I have not yet gone all the way back to how this all begun. What I know is that organisms below the category of earthlings are all naturally territorial. There are ample amounts of earthling research that prove that and my own observations conclude that territorial boundaries are part of the definition of species, i.e., habitats and environments not only determine the nature of the species, they are defined by where they live.

Best I can describe this is by the laws of physics on heat transfer. Temperature differences are what drives the movement of energy and, in some cases, the way matter moves. Energy that is manifested by the presence of heat flows from hot to cold. Earthlings move from habitats that are no longer habitable or difficult to live in to places that are more conducive to a better existence. I observe that earthlings, territories notwithstanding, always want to move from a bad habitat to a better one. The reverse - that of earthlings moving from well habituated environments to gravely habitable ones - was never observed then and certainly impossible to infer now. I can't express this any other way or with better eloquence.  Perhaps, someone will someday.

Now, the mirror - whether it is the still waters in a pond, a shiny flat metal surface in the old days or a real mirror late in the earthling's development - became the first tool for self awareness and connection to others. Once they became aware of who they were and with whom they can relate, or more accurately with whom they are related, earthlings' behavior is revealed in a manner we may not completely understand. They see their reflection but often have difficulty reflecting the woes and affliction of others. The fascination with solo selfies are horrible indicators of self-absorption. I am not here to offer conclusions or solutions to the current situation or judgments regarding the wall. All I know is that walls - physical walls - in the past  did not work as intended for a sustained amount of time.

What I do further know is that often in the past, walls did not play a part in the defense or collapse of civilizations; many of which have come and gone within the last 5,000 years or so.  The period is a mere blink of an eye but it was always from within that earthling's civilizations were destroyed. The Great Wall of China still stands today. The first dynasty, the Qin dynasty, that begun building it collapsed as did a handful of other dynasties that followed. Today's wall is the remnant of the Ming dynasty, the last one to improve on it. Hordes of conquerors came and went despite the wall. The Ming dynasty is gone except in the history books but the Wall is still there. The wall itself is a mirror to earthling's frailty.

I will continue to monitor and report this latest of many episodes in earth's history about wall buildings".


So, Seguey has its thoughts expressed. Still, it has much to learn. It was right about comparing the flow of people to the movement of energy. In its own extraterrestrial way, it stumbled upon a couple of nuggets of truth. First, walls did not have the sustained deterrence that their builders or proponents had hoped for. Second, those that built walls were destroyed from within.  The collapse of society within any wall is what caused the walls to be breached. 

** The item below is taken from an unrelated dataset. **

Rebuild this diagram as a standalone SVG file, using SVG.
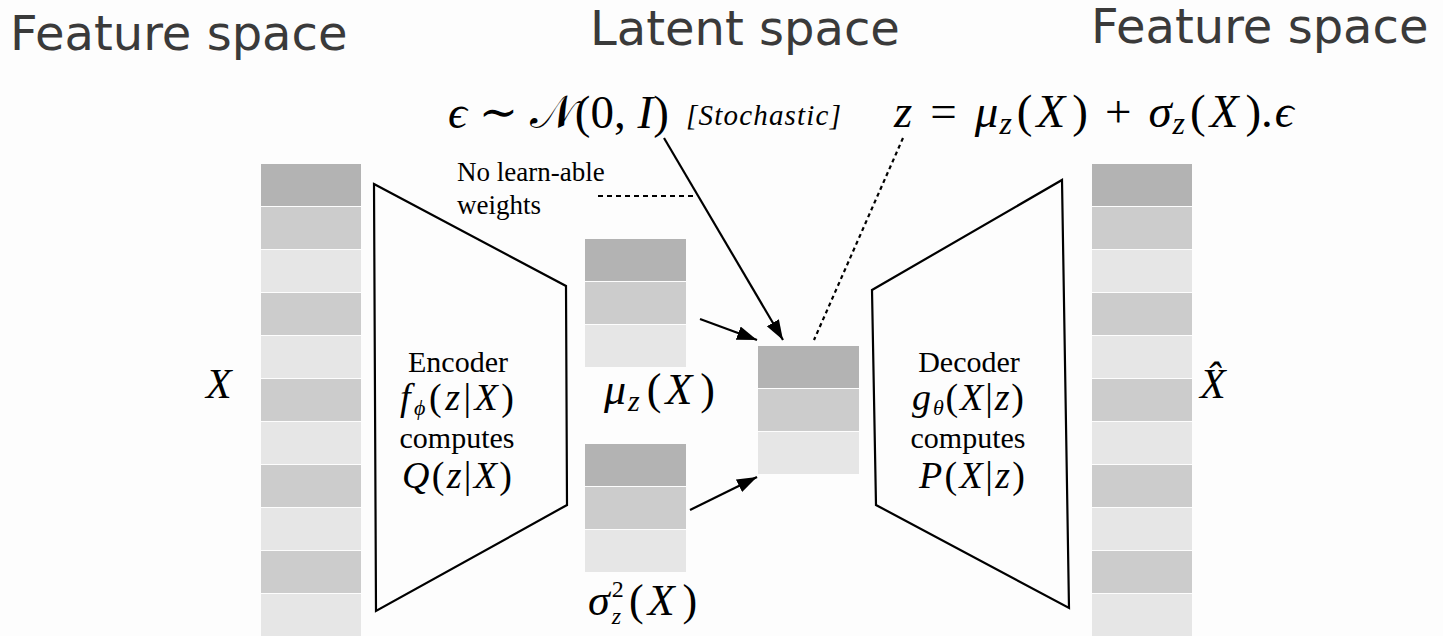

Moral decline, social decay from all kinds of reasons, broken homes and the decline in family values and the lowering of social and educational standards were the hardest blows ever to land at the gut of any country. From within. The fall of any empire was almost always self-inflected. What appears in history books can be deceiving. All empires from the Greek to the Roman to the Mayan to the Spanish and British empires are filled with stories of decline. The emergence of successive empires and their ultimate tales of defeat, if looked at more closely, always begun with people gathering up strength and energy sustained from within and then they all failed when their societies failed, also from within. Only then did another succeeding empires came to invade. The cycle always presented that picture.